In the wake of the Sandy Hook Elementary School tragedy on Dec. 14, when 20 schoolchildren and six adults were murdered in Newtown, Conn., President Obama called on Congress Jan. 15 to renew a ban on assault weapons and high-capacity magazines, and to implement universal background checks for those purchasing firearms.

While many Jewish organizations support the measures, many Jews say the problem of violence is caused not only by guns, but by other widespread causes, and the bans trample on Second Amendment constitutional rights.

Sharon Lipton, president of the Jewish Community Relations Council of Metropolitan Detroit, cited a “long-standing policy” supporting stricter gun control laws and has been opposed to more permissive concealed weapons regulations.

Sharon Lipton

“Our Jewish community has a deep and abiding concern for public safety, firmly rooted in Jewish tradition, which compels us to uphold the sanctity of life and the commandment against murder,” she said.

Lipton, who also serves as the Michigan state policy advocate co-chair for the National Council of Jewish Women, said that issues that affect quality of life and public safety are important to both organizations.
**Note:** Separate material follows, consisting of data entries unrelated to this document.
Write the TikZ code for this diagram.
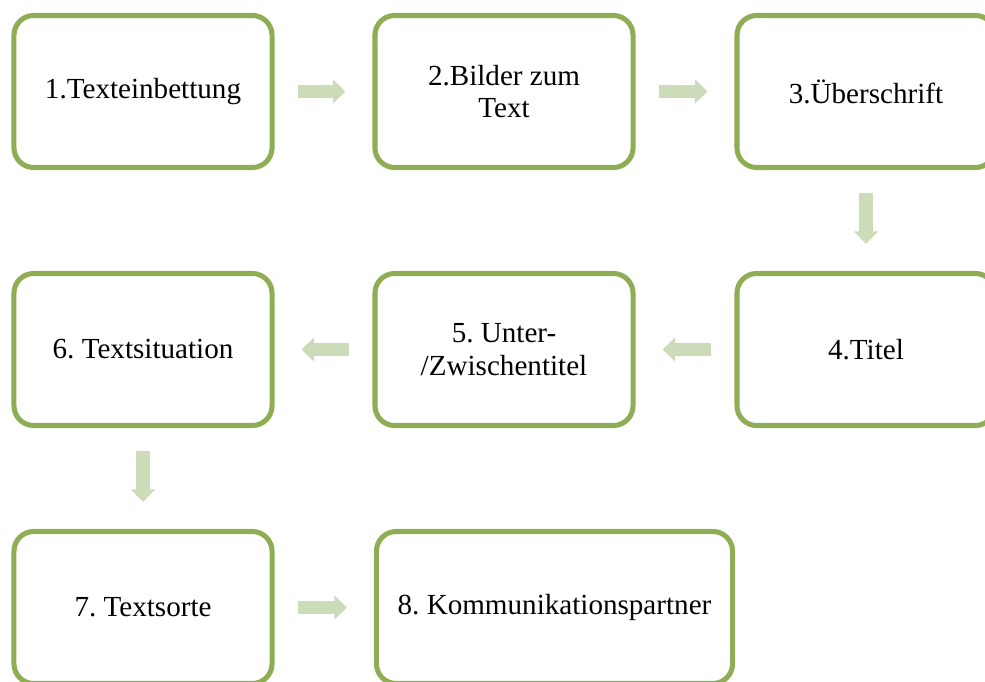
\documentclass[tikz,border=0pt]{standalone}
\usepackage{fontspec}
\setmainfont{Liberation Serif}
\newfontfamily\stagefont{Liberation Serif}
\usetikzlibrary{arrows.meta}
\definecolor{boxgreen}{RGB}{143,173,85}
\definecolor{arrowgreen}{RGB}{204,220,185}
\frenchspacing

\begin{document}
\begin{tikzpicture}[x=0.025cm, y=-0.025cm,
    stage/.style={draw=boxgreen, line width=3.6pt, rounded corners=14pt, fill=white,
      minimum width=6.45cm, minimum height=3.8cm, align=center,
      font=\stagefont\fontsize{20.7}{23}\selectfont},
    flow/.style={draw=arrowgreen, line width=9.5pt,
      -{Triangle[width=17pt,length=9pt]}, shorten <=0.575cm, shorten >=0.675cm}]
    \useasboundingbox (0,0) rectangle (985,682);
    \clip (0,0) rectangle (985,682);
    \node[stage] (t1) at (143,91.5) {1.Texteinbettung};
    \node[stage] (t2) at (504,91.5) {2.Bilder zum\\Text};
    \node[stage] (t3) at (866,91.5) {3.Überschrift};
    \node[stage] (t4) at (866,349.5) {4.Titel};
    \node[stage] (t5) at (504,349.5) {5. Unter-\\/Zwischentitel};
    \node[stage] (t6) at (143,349.5) {6. Textsituation};
    \node[stage] (t7) at (143,607.5) {7. Textsorte};
    \node[stage, minimum width=8.9cm] (t8) at (554.5,607.5) {8. Kommunikationspartner};
    \draw[flow] (t1) -- (t2);
    \draw[flow] (t2) -- (t3);
    \draw[flow] (t3) -- (t4);
    \draw[flow] (t4) -- (t5);
    \draw[flow] (t5) -- (t6);
    \draw[flow] (t6) -- (t7);
    \draw[flow] (t7) -- (t8);
  \end{tikzpicture}
\end{document}
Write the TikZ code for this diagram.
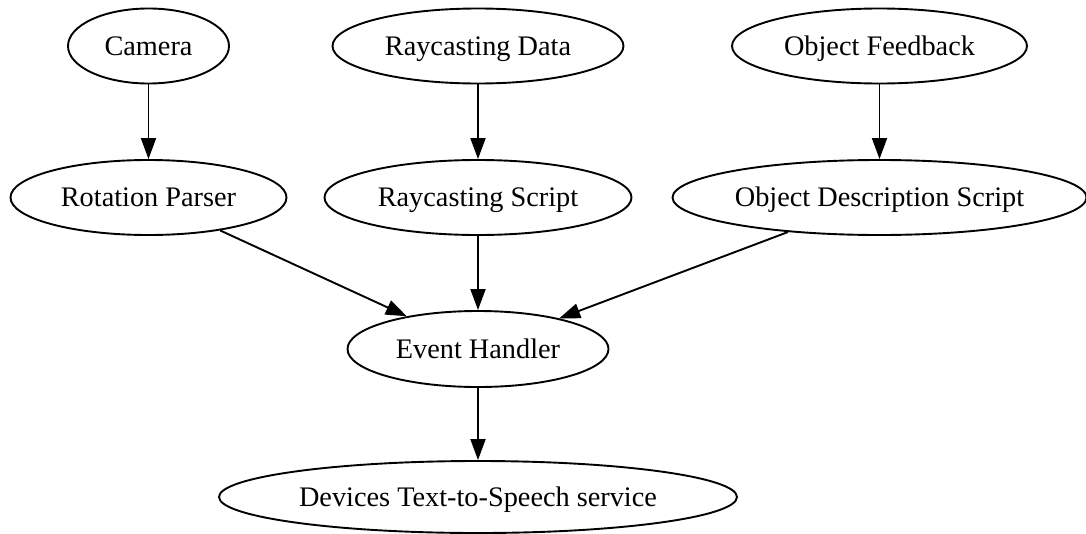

“Since 1969, NCJW has worked hard for sensible gun legislation,” she said. “NCJW will work to ensure the success of the White House initiative. As citizens and members of faith-based communities, we need to find a way to come together to have a serious national conversation about the culture of violence in our society and that Congress can work in a bipartisan way to pass comprehensive gun violence legislation.”

Rabbis Weigh In
Rabbi Joseph Klein of Temple Emanu-El in Oak Park said the measures would not infringe on the rights of citizens, and there is no reason to be paranoid that the country is going the way of Hitler in the 1930s, when the government took away guns from citizens.

Rabbi Klein

“If there are Jews who favor free access to guns in order to protect themselves if the government ‘comes to get them,’ then they don’t live in the same country I do,” he said. “My America is not Germany in the 1930s. I do not live in fear that my country will turn against the Jews. I am, however, very fearful of the proliferation of hand- guns and assault rifles that increasingly threatens the well-being of all Americans. I favor banning all weapons with detachable magazines.”

Rabbi Alon Tolwin of the local Aish HaTorah said the issue is very complex.

“We are a product of many sub-cultures, and it is that very diversity that makes us so great,” he said. “Who would attempt to tinker with this balance that has taken 300 years to create? It is clear that there must be some way to limit the access to guns by people who are mentally ill. Who is mentally ill? Who is not mentally ill at one point or another in one’s lifetime?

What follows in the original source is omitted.